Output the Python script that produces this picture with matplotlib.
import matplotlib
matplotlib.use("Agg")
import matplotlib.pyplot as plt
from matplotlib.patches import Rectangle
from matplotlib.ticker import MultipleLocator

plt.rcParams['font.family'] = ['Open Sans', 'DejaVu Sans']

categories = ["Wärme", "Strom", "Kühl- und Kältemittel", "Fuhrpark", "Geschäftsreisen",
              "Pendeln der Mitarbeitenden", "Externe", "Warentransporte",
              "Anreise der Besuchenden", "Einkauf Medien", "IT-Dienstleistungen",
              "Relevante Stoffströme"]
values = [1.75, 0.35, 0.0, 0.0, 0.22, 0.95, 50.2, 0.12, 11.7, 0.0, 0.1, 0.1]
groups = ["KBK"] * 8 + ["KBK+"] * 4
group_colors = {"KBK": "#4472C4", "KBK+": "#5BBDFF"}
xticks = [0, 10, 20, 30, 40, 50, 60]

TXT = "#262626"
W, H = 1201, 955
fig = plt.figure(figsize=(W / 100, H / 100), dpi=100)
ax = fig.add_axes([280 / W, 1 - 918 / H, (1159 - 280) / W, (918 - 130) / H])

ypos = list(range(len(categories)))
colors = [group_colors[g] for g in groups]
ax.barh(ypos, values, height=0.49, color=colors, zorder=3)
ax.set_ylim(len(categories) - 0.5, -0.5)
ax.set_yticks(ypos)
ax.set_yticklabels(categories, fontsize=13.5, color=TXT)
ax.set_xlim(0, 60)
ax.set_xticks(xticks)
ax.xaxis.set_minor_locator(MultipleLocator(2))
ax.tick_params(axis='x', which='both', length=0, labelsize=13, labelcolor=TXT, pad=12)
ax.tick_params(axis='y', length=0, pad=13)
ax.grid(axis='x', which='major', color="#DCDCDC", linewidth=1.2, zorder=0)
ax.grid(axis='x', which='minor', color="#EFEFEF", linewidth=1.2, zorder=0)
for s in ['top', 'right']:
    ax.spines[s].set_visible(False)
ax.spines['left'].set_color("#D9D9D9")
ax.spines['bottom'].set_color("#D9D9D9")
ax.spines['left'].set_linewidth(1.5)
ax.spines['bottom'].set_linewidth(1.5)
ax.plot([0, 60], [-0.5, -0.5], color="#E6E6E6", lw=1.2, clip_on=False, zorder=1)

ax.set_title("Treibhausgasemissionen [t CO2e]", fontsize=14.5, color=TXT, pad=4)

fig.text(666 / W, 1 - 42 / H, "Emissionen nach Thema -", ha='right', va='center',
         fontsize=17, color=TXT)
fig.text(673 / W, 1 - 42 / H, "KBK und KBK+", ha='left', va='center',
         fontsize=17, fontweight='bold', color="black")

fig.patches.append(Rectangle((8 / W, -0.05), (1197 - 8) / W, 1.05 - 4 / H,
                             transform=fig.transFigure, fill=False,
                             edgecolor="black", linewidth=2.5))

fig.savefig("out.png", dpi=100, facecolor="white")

* * * *

Repeat the data in its entirety, character for character.

Output the Python script that produces this picture with matplotlib.
import matplotlib
matplotlib.use("Agg")
import matplotlib.pyplot as plt
from matplotlib.patches import Rectangle
from matplotlib.ticker import MultipleLocator

plt.rcParams['font.family'] = ['Open Sans', 'DejaVu Sans']

categories = ["Wärme", "Strom", "Kühl- und Kältemittel", "Fuhrpark", "Geschäftsreisen",
              "Pendeln der Mitarbeitenden", "Externe", "Warentransporte",
              "Anreise der Besuchenden", "Einkauf Medien", "IT-Dienstleistungen",
              "Relevante Stoffströme"]
values = [1.75, 0.35, 0.0, 0.0, 0.22, 0.95, 50.2, 0.12, 11.7, 0.0, 0.1, 0.1]
groups = ["KBK"] * 8 + ["KBK+"] * 4
group_colors = {"KBK": "#4472C4", "KBK+": "#5BBDFF"}
xticks = [0, 10, 20, 30, 40, 50, 60]

TXT = "#262626"
W, H = 1201, 955
fig = plt.figure(figsize=(W / 100, H / 100), dpi=100)
ax = fig.add_axes([280 / W, 1 - 918 / H, (1159 - 280) / W, (918 - 130) / H])

ypos = list(range(len(categories)))
colors = [group_colors[g] for g in groups]
ax.barh(ypos, values, height=0.49, color=colors, zorder=3)
ax.set_ylim(len(categories) - 0.5, -0.5)
ax.set_yticks(ypos)
ax.set_yticklabels(categories, fontsize=13.5, color=TXT)
ax.set_xlim(0, 60)
ax.set_xticks(xticks)
ax.xaxis.set_minor_locator(MultipleLocator(2))
ax.tick_params(axis='x', which='both', length=0, labelsize=13, labelcolor=TXT, pad=12)
ax.tick_params(axis='y', length=0, pad=13)
ax.grid(axis='x', which='major', color="#DCDCDC", linewidth=1.2, zorder=0)
ax.grid(axis='x', which='minor', color="#EFEFEF", linewidth=1.2, zorder=0)
for s in ['top', 'right']:
    ax.spines[s].set_visible(False)
ax.spines['left'].set_color("#D9D9D9")
ax.spines['bottom'].set_color("#D9D9D9")
ax.spines['left'].set_linewidth(1.5)
ax.spines['bottom'].set_linewidth(1.5)
ax.plot([0, 60], [-0.5, -0.5], color="#E6E6E6", lw=1.2, clip_on=False, zorder=1)

ax.set_title("Treibhausgasemissionen [t CO2e]", fontsize=14.5, color=TXT, pad=4)

fig.text(666 / W, 1 - 42 / H, "Emissionen nach Thema -", ha='right', va='center',
         fontsize=17, color=TXT)
fig.text(673 / W, 1 - 42 / H, "KBK und KBK+", ha='left', va='center',
         fontsize=17, fontweight='bold', color="black")

fig.patches.append(Rectangle((8 / W, -0.05), (1197 - 8) / W, 1.05 - 4 / H,
                             transform=fig.transFigure, fill=False,
                             edgecolor="black", linewidth=2.5))

fig.savefig("out.png", dpi=100, facecolor="white")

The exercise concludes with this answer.